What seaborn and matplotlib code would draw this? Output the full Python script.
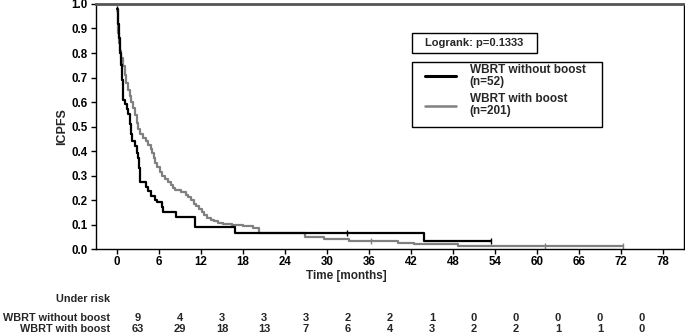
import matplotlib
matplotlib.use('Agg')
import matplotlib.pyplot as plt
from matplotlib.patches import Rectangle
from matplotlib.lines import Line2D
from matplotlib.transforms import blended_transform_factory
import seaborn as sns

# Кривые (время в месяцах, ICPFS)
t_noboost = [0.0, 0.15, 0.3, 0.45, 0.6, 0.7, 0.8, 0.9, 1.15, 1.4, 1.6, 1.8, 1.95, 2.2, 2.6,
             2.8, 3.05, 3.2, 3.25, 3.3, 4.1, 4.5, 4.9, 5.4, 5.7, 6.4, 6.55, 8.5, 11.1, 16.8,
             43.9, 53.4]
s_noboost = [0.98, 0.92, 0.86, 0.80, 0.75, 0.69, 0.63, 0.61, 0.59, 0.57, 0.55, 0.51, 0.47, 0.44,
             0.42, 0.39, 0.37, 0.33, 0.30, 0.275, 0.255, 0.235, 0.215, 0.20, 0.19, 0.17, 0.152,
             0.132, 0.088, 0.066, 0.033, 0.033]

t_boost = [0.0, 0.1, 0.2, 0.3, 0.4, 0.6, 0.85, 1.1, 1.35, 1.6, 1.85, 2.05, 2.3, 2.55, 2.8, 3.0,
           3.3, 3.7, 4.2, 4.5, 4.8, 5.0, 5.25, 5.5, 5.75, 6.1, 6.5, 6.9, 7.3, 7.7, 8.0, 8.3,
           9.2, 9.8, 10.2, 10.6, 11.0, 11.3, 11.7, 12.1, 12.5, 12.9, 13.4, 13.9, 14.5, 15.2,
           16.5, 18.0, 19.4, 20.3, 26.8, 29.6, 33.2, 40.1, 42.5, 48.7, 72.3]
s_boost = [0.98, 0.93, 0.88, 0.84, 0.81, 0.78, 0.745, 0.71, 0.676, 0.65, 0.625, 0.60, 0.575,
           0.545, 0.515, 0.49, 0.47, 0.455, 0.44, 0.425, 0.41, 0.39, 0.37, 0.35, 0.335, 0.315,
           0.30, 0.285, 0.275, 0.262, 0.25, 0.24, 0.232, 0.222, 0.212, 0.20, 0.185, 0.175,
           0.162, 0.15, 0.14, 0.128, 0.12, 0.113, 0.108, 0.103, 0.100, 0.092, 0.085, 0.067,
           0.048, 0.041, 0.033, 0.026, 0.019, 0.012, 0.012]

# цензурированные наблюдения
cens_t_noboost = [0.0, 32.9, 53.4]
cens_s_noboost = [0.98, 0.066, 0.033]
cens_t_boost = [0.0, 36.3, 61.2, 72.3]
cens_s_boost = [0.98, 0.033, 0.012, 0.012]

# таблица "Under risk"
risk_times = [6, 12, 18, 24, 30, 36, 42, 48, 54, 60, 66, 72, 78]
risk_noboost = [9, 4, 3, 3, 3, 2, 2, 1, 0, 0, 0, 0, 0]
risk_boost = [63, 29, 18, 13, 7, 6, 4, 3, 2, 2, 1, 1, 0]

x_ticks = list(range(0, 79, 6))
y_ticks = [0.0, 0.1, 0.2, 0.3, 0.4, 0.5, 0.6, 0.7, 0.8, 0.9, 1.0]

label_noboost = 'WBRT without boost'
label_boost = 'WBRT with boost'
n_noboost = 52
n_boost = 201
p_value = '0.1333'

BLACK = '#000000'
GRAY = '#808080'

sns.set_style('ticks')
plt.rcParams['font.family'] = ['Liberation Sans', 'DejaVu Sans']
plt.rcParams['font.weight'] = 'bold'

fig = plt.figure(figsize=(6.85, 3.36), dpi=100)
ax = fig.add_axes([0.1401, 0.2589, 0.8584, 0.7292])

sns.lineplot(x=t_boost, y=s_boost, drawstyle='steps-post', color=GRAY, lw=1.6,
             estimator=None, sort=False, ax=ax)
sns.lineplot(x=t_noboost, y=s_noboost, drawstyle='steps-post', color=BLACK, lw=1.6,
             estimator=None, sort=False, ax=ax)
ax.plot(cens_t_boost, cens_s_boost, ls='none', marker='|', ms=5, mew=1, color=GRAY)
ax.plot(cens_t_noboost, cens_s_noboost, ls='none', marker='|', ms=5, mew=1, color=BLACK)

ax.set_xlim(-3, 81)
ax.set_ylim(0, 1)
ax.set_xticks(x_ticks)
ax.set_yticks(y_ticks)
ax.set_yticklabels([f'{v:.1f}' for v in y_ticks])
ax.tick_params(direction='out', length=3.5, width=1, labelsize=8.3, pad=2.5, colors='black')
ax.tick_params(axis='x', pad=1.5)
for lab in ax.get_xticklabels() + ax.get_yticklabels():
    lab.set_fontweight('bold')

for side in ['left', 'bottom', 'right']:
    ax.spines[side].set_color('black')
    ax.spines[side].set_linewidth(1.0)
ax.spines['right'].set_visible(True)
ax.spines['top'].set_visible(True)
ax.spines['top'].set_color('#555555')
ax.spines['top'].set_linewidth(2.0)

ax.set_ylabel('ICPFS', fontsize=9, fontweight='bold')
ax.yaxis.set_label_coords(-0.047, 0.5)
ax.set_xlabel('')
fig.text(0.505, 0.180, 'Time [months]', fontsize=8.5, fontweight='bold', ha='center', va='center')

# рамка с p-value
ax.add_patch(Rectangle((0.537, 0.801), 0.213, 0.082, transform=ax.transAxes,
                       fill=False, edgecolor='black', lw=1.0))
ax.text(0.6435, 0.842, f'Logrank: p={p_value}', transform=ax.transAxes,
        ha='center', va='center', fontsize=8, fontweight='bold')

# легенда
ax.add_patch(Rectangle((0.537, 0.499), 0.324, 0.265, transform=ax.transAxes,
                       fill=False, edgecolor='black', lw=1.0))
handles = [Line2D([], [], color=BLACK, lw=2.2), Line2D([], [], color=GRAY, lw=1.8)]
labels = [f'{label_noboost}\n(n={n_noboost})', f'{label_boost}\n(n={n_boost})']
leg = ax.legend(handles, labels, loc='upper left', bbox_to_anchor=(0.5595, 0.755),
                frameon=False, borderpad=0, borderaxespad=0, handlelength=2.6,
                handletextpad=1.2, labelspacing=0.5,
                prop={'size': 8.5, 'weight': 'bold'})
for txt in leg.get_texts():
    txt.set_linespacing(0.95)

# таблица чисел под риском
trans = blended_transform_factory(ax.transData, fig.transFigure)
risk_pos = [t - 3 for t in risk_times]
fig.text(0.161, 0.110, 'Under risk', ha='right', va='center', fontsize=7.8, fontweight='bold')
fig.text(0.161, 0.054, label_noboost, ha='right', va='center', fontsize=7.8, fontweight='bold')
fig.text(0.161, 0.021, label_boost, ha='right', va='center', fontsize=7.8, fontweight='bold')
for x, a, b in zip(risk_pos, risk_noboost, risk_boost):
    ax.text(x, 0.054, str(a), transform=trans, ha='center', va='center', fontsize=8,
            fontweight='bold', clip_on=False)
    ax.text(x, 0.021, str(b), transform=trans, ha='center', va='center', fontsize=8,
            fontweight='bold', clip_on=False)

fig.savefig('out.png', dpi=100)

Requirements
Omit every picture, then reproduce the rest of the listing exactly.

Full solution
What seaborn and matplotlib code would draw this? Output the full Python script.
import matplotlib
matplotlib.use('Agg')
import matplotlib.pyplot as plt
from matplotlib.patches import Rectangle
from matplotlib.lines import Line2D
from matplotlib.transforms import blended_transform_factory
import seaborn as sns

# Кривые (время в месяцах, ICPFS)
t_noboost = [0.0, 0.15, 0.3, 0.45, 0.6, 0.7, 0.8, 0.9, 1.15, 1.4, 1.6, 1.8, 1.95, 2.2, 2.6,
             2.8, 3.05, 3.2, 3.25, 3.3, 4.1, 4.5, 4.9, 5.4, 5.7, 6.4, 6.55, 8.5, 11.1, 16.8,
             43.9, 53.4]
s_noboost = [0.98, 0.92, 0.86, 0.80, 0.75, 0.69, 0.63, 0.61, 0.59, 0.57, 0.55, 0.51, 0.47, 0.44,
             0.42, 0.39, 0.37, 0.33, 0.30, 0.275, 0.255, 0.235, 0.215, 0.20, 0.19, 0.17, 0.152,
             0.132, 0.088, 0.066, 0.033, 0.033]

t_boost = [0.0, 0.1, 0.2, 0.3, 0.4, 0.6, 0.85, 1.1, 1.35, 1.6, 1.85, 2.05, 2.3, 2.55, 2.8, 3.0,
           3.3, 3.7, 4.2, 4.5, 4.8, 5.0, 5.25, 5.5, 5.75, 6.1, 6.5, 6.9, 7.3, 7.7, 8.0, 8.3,
           9.2, 9.8, 10.2, 10.6, 11.0, 11.3, 11.7, 12.1, 12.5, 12.9, 13.4, 13.9, 14.5, 15.2,
           16.5, 18.0, 19.4, 20.3, 26.8, 29.6, 33.2, 40.1, 42.5, 48.7, 72.3]
s_boost = [0.98, 0.93, 0.88, 0.84, 0.81, 0.78, 0.745, 0.71, 0.676, 0.65, 0.625, 0.60, 0.575,
           0.545, 0.515, 0.49, 0.47, 0.455, 0.44, 0.425, 0.41, 0.39, 0.37, 0.35, 0.335, 0.315,
           0.30, 0.285, 0.275, 0.262, 0.25, 0.24, 0.232, 0.222, 0.212, 0.20, 0.185, 0.175,
           0.162, 0.15, 0.14, 0.128, 0.12, 0.113, 0.108, 0.103, 0.100, 0.092, 0.085, 0.067,
           0.048, 0.041, 0.033, 0.026, 0.019, 0.012, 0.012]

# цензурированные наблюдения
cens_t_noboost = [0.0, 32.9, 53.4]
cens_s_noboost = [0.98, 0.066, 0.033]
cens_t_boost = [0.0, 36.3, 61.2, 72.3]
cens_s_boost = [0.98, 0.033, 0.012, 0.012]

# таблица "Under risk"
risk_times = [6, 12, 18, 24, 30, 36, 42, 48, 54, 60, 66, 72, 78]
risk_noboost = [9, 4, 3, 3, 3, 2, 2, 1, 0, 0, 0, 0, 0]
risk_boost = [63, 29, 18, 13, 7, 6, 4, 3, 2, 2, 1, 1, 0]

x_ticks = list(range(0, 79, 6))
y_ticks = [0.0, 0.1, 0.2, 0.3, 0.4, 0.5, 0.6, 0.7, 0.8, 0.9, 1.0]

label_noboost = 'WBRT without boost'
label_boost = 'WBRT with boost'
n_noboost = 52
n_boost = 201
p_value = '0.1333'

BLACK = '#000000'
GRAY = '#808080'

sns.set_style('ticks')
plt.rcParams['font.family'] = ['Liberation Sans', 'DejaVu Sans']
plt.rcParams['font.weight'] = 'bold'

fig = plt.figure(figsize=(6.85, 3.36), dpi=100)
ax = fig.add_axes([0.1401, 0.2589, 0.8584, 0.7292])

sns.lineplot(x=t_boost, y=s_boost, drawstyle='steps-post', color=GRAY, lw=1.6,
             estimator=None, sort=False, ax=ax)
sns.lineplot(x=t_noboost, y=s_noboost, drawstyle='steps-post', color=BLACK, lw=1.6,
             estimator=None, sort=False, ax=ax)
ax.plot(cens_t_boost, cens_s_boost, ls='none', marker='|', ms=5, mew=1, color=GRAY)
ax.plot(cens_t_noboost, cens_s_noboost, ls='none', marker='|', ms=5, mew=1, color=BLACK)

ax.set_xlim(-3, 81)
ax.set_ylim(0, 1)
ax.set_xticks(x_ticks)
ax.set_yticks(y_ticks)
ax.set_yticklabels([f'{v:.1f}' for v in y_ticks])
ax.tick_params(direction='out', length=3.5, width=1, labelsize=8.3, pad=2.5, colors='black')
ax.tick_params(axis='x', pad=1.5)
for lab in ax.get_xticklabels() + ax.get_yticklabels():
    lab.set_fontweight('bold')

for side in ['left', 'bottom', 'right']:
    ax.spines[side].set_color('black')
    ax.spines[side].set_linewidth(1.0)
ax.spines['right'].set_visible(True)
ax.spines['top'].set_visible(True)
ax.spines['top'].set_color('#555555')
ax.spines['top'].set_linewidth(2.0)

ax.set_ylabel('ICPFS', fontsize=9, fontweight='bold')
ax.yaxis.set_label_coords(-0.047, 0.5)
ax.set_xlabel('')
fig.text(0.505, 0.180, 'Time [months]', fontsize=8.5, fontweight='bold', ha='center', va='center')

# рамка с p-value
ax.add_patch(Rectangle((0.537, 0.801), 0.213, 0.082, transform=ax.transAxes,
                       fill=False, edgecolor='black', lw=1.0))
ax.text(0.6435, 0.842, f'Logrank: p={p_value}', transform=ax.transAxes,
        ha='center', va='center', fontsize=8, fontweight='bold')

# легенда
ax.add_patch(Rectangle((0.537, 0.499), 0.324, 0.265, transform=ax.transAxes,
                       fill=False, edgecolor='black', lw=1.0))
handles = [Line2D([], [], color=BLACK, lw=2.2), Line2D([], [], color=GRAY, lw=1.8)]
labels = [f'{label_noboost}\n(n={n_noboost})', f'{label_boost}\n(n={n_boost})']
leg = ax.legend(handles, labels, loc='upper left', bbox_to_anchor=(0.5595, 0.755),
                frameon=False, borderpad=0, borderaxespad=0, handlelength=2.6,
                handletextpad=1.2, labelspacing=0.5,
                prop={'size': 8.5, 'weight': 'bold'})
for txt in leg.get_texts():
    txt.set_linespacing(0.95)

# таблица чисел под риском
trans = blended_transform_factory(ax.transData, fig.transFigure)
risk_pos = [t - 3 for t in risk_times]
fig.text(0.161, 0.110, 'Under risk', ha='right', va='center', fontsize=7.8, fontweight='bold')
fig.text(0.161, 0.054, label_noboost, ha='right', va='center', fontsize=7.8, fontweight='bold')
fig.text(0.161, 0.021, label_boost, ha='right', va='center', fontsize=7.8, fontweight='bold')
for x, a, b in zip(risk_pos, risk_noboost, risk_boost):
    ax.text(x, 0.054, str(a), transform=trans, ha='center', va='center', fontsize=8,
            fontweight='bold', clip_on=False)
    ax.text(x, 0.021, str(b), transform=trans, ha='center', va='center', fontsize=8,
            fontweight='bold', clip_on=False)

fig.savefig('out.png', dpi=100)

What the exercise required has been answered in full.